[Start Recorded data]
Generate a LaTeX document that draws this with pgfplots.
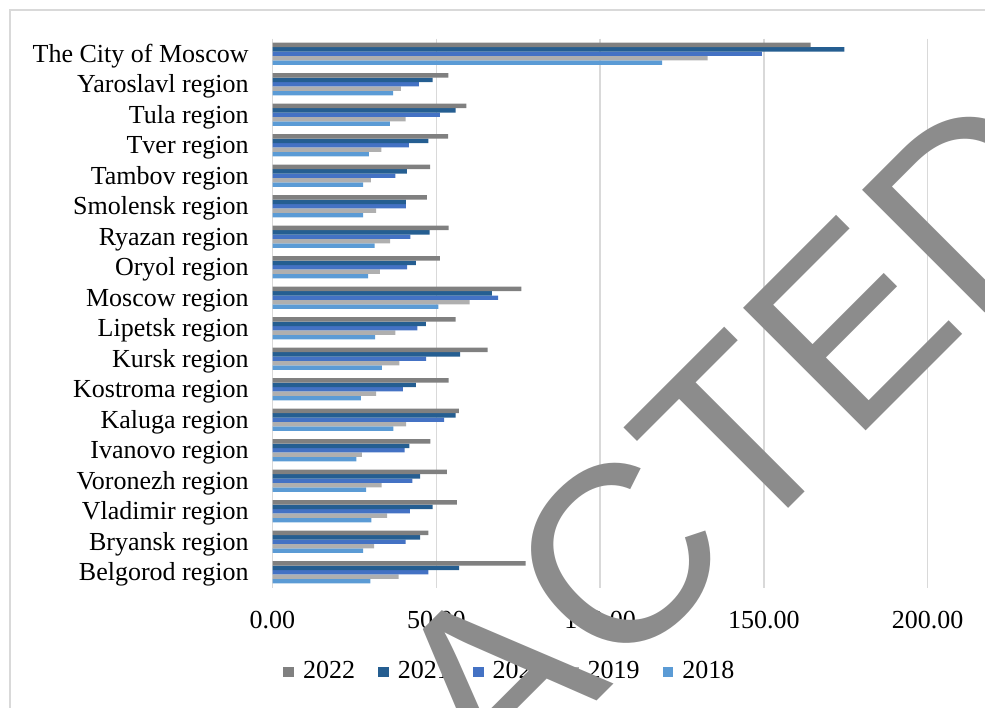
\documentclass[border=0pt]{standalone}
\usepackage{pgfplots}
\usepackage{pgfplotstable}
\pgfplotsset{compat=1.18}
\usepackage{fontspec}
\setmainfont{Liberation Serif}
\newfontfamily\markfont{Liberation Sans}

\definecolor{c2022}{RGB}{128 128 128}
\definecolor{c2021}{RGB}{37 94 145}
\definecolor{c2020}{RGB}{68 114 196}
\definecolor{c2019}{RGB}{175 175 175}
\definecolor{c2018}{RGB}{91 155 213}
\definecolor{gridgray}{RGB}{217 217 217}
\definecolor{markgray}{RGB}{140 140 140}

% idx 0 = top row (The City of Moscow)
\pgfplotstableread{
idx y2022 y2021 y2020 y2019 y2018
0  164.3 174.6 149.4 132.8 118.9
1  53.7  48.9  44.7  39.2  36.8
2  59.2  55.9  51.1  40.6  35.8
3  53.6  47.6  41.6  33.2  29.4
4  48.1  41.0  37.5  30.0  27.7
5  47.1  40.7  40.7  31.6  27.7
6  53.8  48.0  42.1  35.9  31.2
7  51.1  43.8  41.1  32.8  29.2
8  76.0  67.0  68.9  60.2  50.6
9  55.9  46.8  44.2  37.5  31.3
10 65.7  57.3  46.9  38.7  33.4
11 53.8  43.8  39.8  31.6  27.0
12 56.9  55.9  52.4  40.8  36.9
13 48.2  41.8  40.3  27.3  25.6
14 53.2  45.1  42.7  33.3  28.6
15 56.3  48.9  41.9  35.0  30.2
16 47.6  45.1  40.6  31.0  27.7
17 77.3  57.0  47.6  38.5  29.9
}\regions

\begin{document}
\fontsize{13}{15.6}\selectfont
\begin{tikzpicture}
\useasboundingbox (0,0) rectangle (492.5pt,353.5pt);
% chart frame
\draw[gridgray, line width=0.75pt] (5pt,-5pt) -- (5pt,348.5pt) -- (500pt,348.5pt);
\begin{axis}[
    at={(136.25pt,59.75pt)}, anchor=south west,
    scale only axis,
    width=356.25pt, height=274.5pt,
    xbar=0pt, bar width=2.23pt,
    xmin=0, xmax=217.5,
    ymin=-0.5, ymax=17.5,
    y dir=reverse,
    ytick={0,...,17},
    yticklabels={The City of Moscow, Yaroslavl region, Tula region, Tver region,
      Tambov region, Smolensk region, Ryazan region, Oryol region, Moscow region,
      Lipetsk region, Kursk region, Kostroma region, Kaluga region, Ivanovo region,
      Voronezh region, Vladimir region, Bryansk region, Belgorod region},
    xtick={0,50,100,150,200},
    xticklabel={\pgfmathprintnumber[fixed,fixed zerofill,precision=2]{\tick}},
    /pgf/number format/assume math mode=true,
    xmajorgrids, major grid style={gridgray, line width=0.75pt},
    axis line style={draw=none},
    major tick length=0pt,
    tick label style={font=\fontsize{13}{15.6}\selectfont},
    yticklabel style={anchor=base east, inner sep=0pt, xshift=-11.75pt, yshift=-4.2pt},
    xticklabel style={anchor=north, inner sep=0pt, yshift=-11.5pt},
    legend columns=-1,
    reverse legend,
    legend style={at={(0.3345,-0.154)}, anchor=center, draw=none, fill=none,
      font=\fontsize{13}{15.6}\selectfont,
      /tikz/every odd column/.append style={column sep=2.5pt},
      /tikz/every even column/.append style={column sep=9.5pt}},
    legend image code/.code={\fill[#1] (0pt,-2.7pt) rectangle (5.4pt,2.7pt);},
  ]
  % added bottom-up so that 2022 sits on top of each group
  \addplot[fill=c2018, draw=none] table[x=y2018, y=idx] {\regions};
  \addplot[fill=c2019, draw=none] table[x=y2019, y=idx] {\regions};
  \addplot[fill=c2020, draw=none] table[x=y2020, y=idx] {\regions};
  \addplot[fill=c2021, draw=none] table[x=y2021, y=idx] {\regions};
  \addplot[fill=c2022, draw=none] table[x=y2022, y=idx] {\regions};
  \legend{2018,2019,2020,2021,2022}
\end{axis}
% watermark laid over the chart
\node[rotate=45, text=markgray, inner sep=0pt, font=\fontsize{126}{126}\markfont]
  at (274pt,40pt) {REDACTED};
\end{tikzpicture}
\end{document}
[End Recorded data]
Exercise aim => Pull every line containing "that" from the material above.

Written response =>
Generate a LaTeX document that draws this with pgfplots.
  % added bottom-up so that 2022 sits on top of each group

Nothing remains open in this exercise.